Explorations in the footsteps of Turner, Cotman and Ruskin with Professor David Hill
This is the second instalment in which I develop my interest Rembrandt’s wife. Here, I talk a little more about the etching that I bought.
It appears that the auctioneers presumed this to be of relatively little interest, but it is in fact the same impression as one at the British Museum (1843,0607.12) and Christie’s offered another impression of the same state (perhaps not so fine) at their sale of Old Master Prints in New York 29 January 2019, lot 138. Links to images of these will be found below.
The impression is well inked, and crisply printed all round. There is only one small stain – barely visible towards the lower left on Saskia’s right arm, but besides that, quite a lot of surface ‘noise’ including a silvery residual ink cast, and various surface scratches, and some distinctive areas of foul biting. Such ‘noise’ marks on the plate are of particular importance to scholarship for they determine the place of an impression in the editioning sequence.
As purchased the etching was presented in a small limed softwood frame, under a white card mat (not acid free wants discarding) and mounted on a folding card window mount.

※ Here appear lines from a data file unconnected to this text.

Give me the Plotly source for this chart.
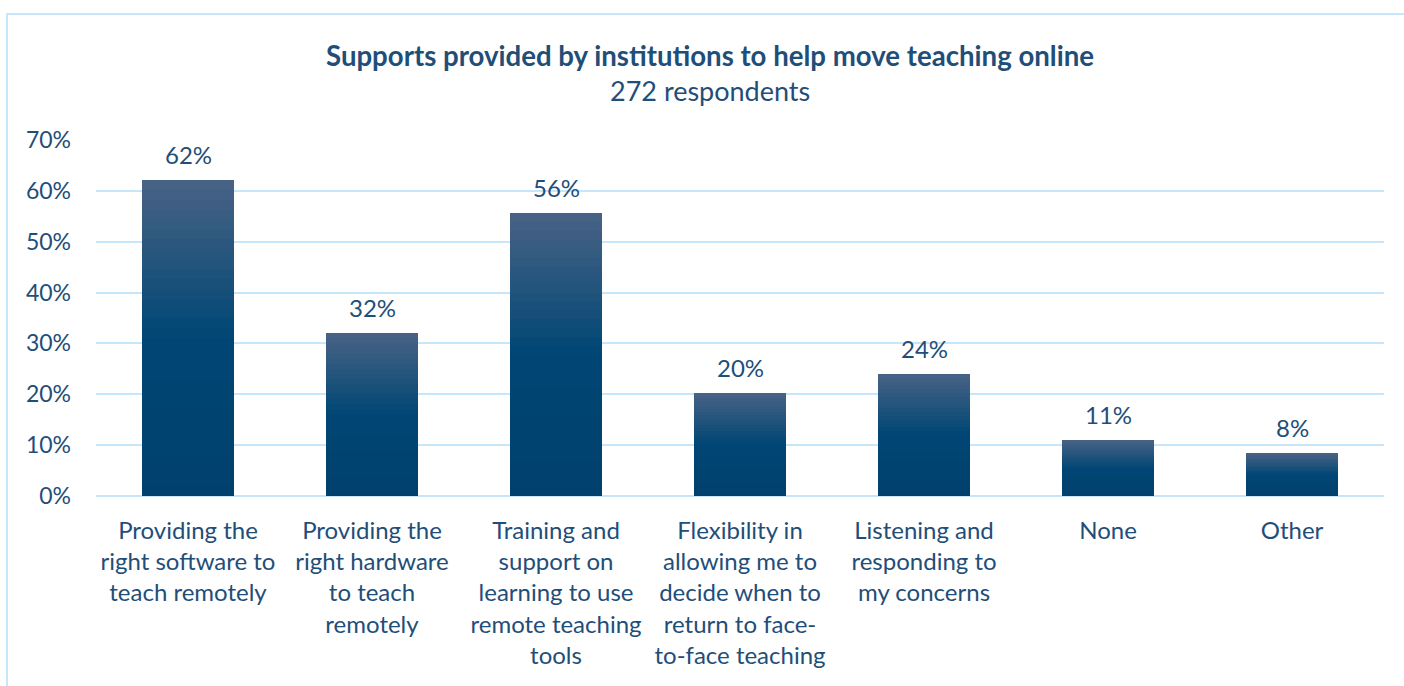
import plotly.graph_objects as go

categories = [
    "Providing the<br>right software to<br>teach remotely",
    "Providing the<br>right hardware<br>to teach<br>remotely",
    "Training and<br>support on<br>learning to use<br>remote teaching<br>tools",
    "Flexibility in<br>allowing me to<br>decide when to<br>return to face-<br>to-face teaching",
    "Listening and<br>responding to<br>my concerns",
    "None",
    "Other",
]
values = [0.621, 0.320, 0.556, 0.203, 0.240, 0.110, 0.084]
y_ticks = [0, 0.1, 0.2, 0.3, 0.4, 0.5, 0.6, 0.7]

TEXT = "#1F4E79"
GRID = "#C6E7FB"
FONT = "Lato"

# vertical gradient per bar (top lighter -> bottom dark)
top_c = (72, 99, 133)
mid_c = (0, 70, 116)
bot_c = (0, 64, 110)


def grad(f):
    if f >= 0.5:
        t = (f - 0.5) / 0.5
        a, b = mid_c, top_c
    else:
        t = f / 0.5
        a, b = bot_c, mid_c
    c = [round(a[i] + (b[i] - a[i]) * t) for i in range(3)]
    return "rgb(%d,%d,%d)" % tuple(c)


# plot-area layout in page pixels
PL, PR, PT, PB = 96, 1384, 140, 496
PW, PH = PR - PL, PB - PT

N = 32
fig = go.Figure()
for k in range(N):
    fig.add_trace(go.Bar(
        x=categories,
        y=[v / N for v in values],
        marker=dict(color=grad((k + 0.5) / N), line=dict(width=0)),
        width=0.505,
        hoverinfo="skip",
        showlegend=False,
    ))

for c, v in zip(categories, values):
    fig.add_annotation(
        x=c, y=v, text="{:.0%}".format(v), showarrow=False,
        yanchor="bottom", yshift=9,
        font=dict(family=FONT, size=24, color=TEXT),
    )

fig.add_annotation(
    xref="paper", yref="paper", x=(710 - PL) / PW, y=(PB - 55) / PH,
    text="<b>Supports provided by institutions to help move teaching online</b>",
    showarrow=False, xanchor="center", yanchor="middle",
    font=dict(family=FONT, size=27.6, color=TEXT),
)
fig.add_annotation(
    xref="paper", yref="paper", x=(710 - PL) / PW, y=(PB - 90) / PH,
    text="272 respondents",
    showarrow=False, xanchor="center", yanchor="middle",
    font=dict(family=FONT, size=27, color=TEXT),
)

# outer light-blue frame
fig.add_shape(
    type="rect", xref="paper", yref="paper",
    x0=(7 - PL) / PW, x1=(1412 - PL) / PW,
    y0=(PB - 700) / PH, y1=(PB - 14) / PH,
    line=dict(color=GRID, width=2), fillcolor="rgba(0,0,0,0)", layer="below",
)

fig.update_layout(
    width=1404, height=686,
    barmode="stack", bargap=0.0,
    plot_bgcolor="white", paper_bgcolor="white",
    margin=dict(l=PL, r=1404 - PR, t=PT, b=686 - PB),
    font=dict(family=FONT, size=24, color=TEXT),
    showlegend=False,
)
fig.update_xaxes(
    showgrid=False, showline=False, zeroline=False,
    tickfont=dict(family=FONT, size=24, color=TEXT),
    ticks="", ticklabelstandoff=18,
)
fig.update_yaxes(
    range=[0, 0.7], tickvals=y_ticks, tickformat=".0%",
    showgrid=True, gridcolor=GRID, gridwidth=2,
    zeroline=True, zerolinecolor=GRID, zerolinewidth=2,
    showline=False, ticks="", ticklabelstandoff=24,
    tickfont=dict(family=FONT, size=23, color=TEXT),
)

fig.write_html(
    "out.html",
    config={"displayModeBar": False},
    post_script="document.body.style.margin='0px';document.body.style.overflow='hidden';",
)
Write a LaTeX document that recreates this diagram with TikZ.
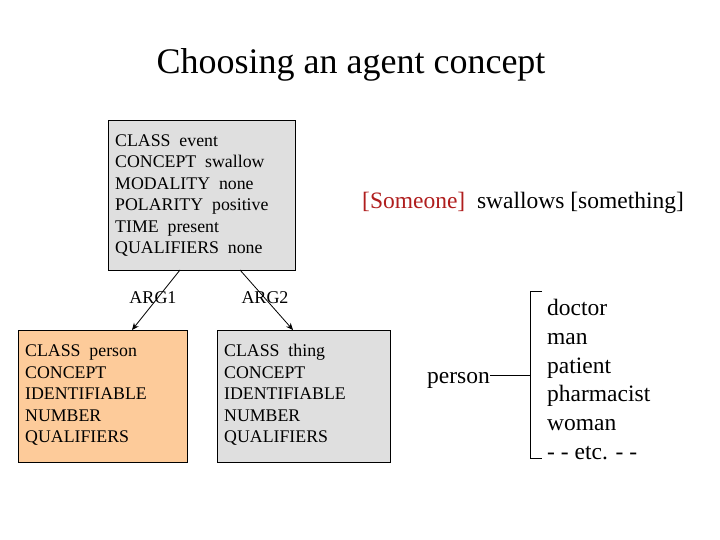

The backboard was packed with three empty envelopes addressed to Mr W[alter] J Strachan of 10 Pleasant Road, Bishop Stortford, Hertfordshire; one dated 26 September 1971 and the others to the following day. In addition there was also a small piece of watercolour paper inscribed in pencil ‘Vous Souhaite une Bonnee Annee 1969’. The address is that of a private house, rather than business premises, so it is possible that the material identifies the owner at that time. So, whilst the print itself wants remounting in museum board, and given better framing, the mount and packing materials will be preserved.
On the back of the mount are several inscriptions: At the top ‘Mod. Reworked/ Basan-Bernard’; below that to the right ‘Vetted by/ Mr C J White/ BM/ who gave/this information’, with an arrow indicating a further inscription below: ‘3rd/ final state/ 17th-18th C’.
Whilst all of this is suggestive, it remains slightly frustrating that nothing is quite certain as evidence of provenance. It would appear that the window mount and its neat lettering is that of a professional dealer. We have a date range of 1969-1971 in the letters and other packing. One prominent selling show at that time was (for example) Colnaghi’s ‘The age of Rembrandt: an exhibition of etchings’, 10th April to 9th May 1969. It might be possible that the mount will ultimately suggest a source.
There have been numerous catalogues of Rembrandt’s etchings. The first by Edme Francois Gersaint dates from 1751, and subsequent editions include those by Adam Bartsch, 1797, where this is no.19 and Arthur M Hind First ed 1912, 2nd, 1923, where this is no.144.
Hind lists three states, all represented in the British Museum, together with a further state ‘Modern, reworked: Basan-Bernard’. Of the impressions at the British Museum, (1843,0607.12) is identical and identified in the current online catalogue as state iii. To see that state in the BM catalogue click here
More recent catalogues include those of White and Boon, 2 vols 1969-70 (the original Hollstein catalogue, following Bartsch’s numbering, i.e 19), Gary Schwartz, 1977, 1988 (also follows Bartsch’s numbering) and the current definitive edition is The New Hollstein: Rembrandt (7 vols.) by Erik Hinterding and Jacob Rutgers, 2013, where this is no.158. The best general account of the artist’s work in the medium must be Christopher White’s ‘Rembrandt as an Etcher’, (1969) 2nd ed., published by Yale UP in 1999.
The most distinctive feature of this state is the patch of foul-biting to the right above Rembrandt’s shoulder, which presumably occurred when the right-hand part of the face was reworked with better definition and to conceal an earlier foul-biting mishap to the face. It ought to be observed that the reworking here much better defines the right contour of the face and the ear.
There are several scratches on the plate, notably those across Saskia’s breast and Rembrandt’s hand, with others on Rembrandt’s face. Here, these are less crisp than in earlier states, but better defined than in later impressions. Accidental scratches tend to become fainter through successive prints of an impression, as the copper plate gradually becomes worn smooth. An impression of exactly the same state was sold at Christie’s, New York on 29 January 2019, lot xxx, although from the reproduction that appears to be a later pull from this particular edition, for the scratches throughout there appear less distinct. To see the Christie’s impression on the auctioneer’s website click here.
Such scuffs and abrasions are the very stuff of the scholarship and connoisseurship of Rembrandt’s etchings. Soft copper is vulnerable to scratching and abrasion and professional printers go to great lengths to avoid marking their plates. Rembrandt on the other hand seems to positively embraced them as the integral expression of artistic process. In that, as in many other respects, he defined and shaped the aesthetics of artist printmaking.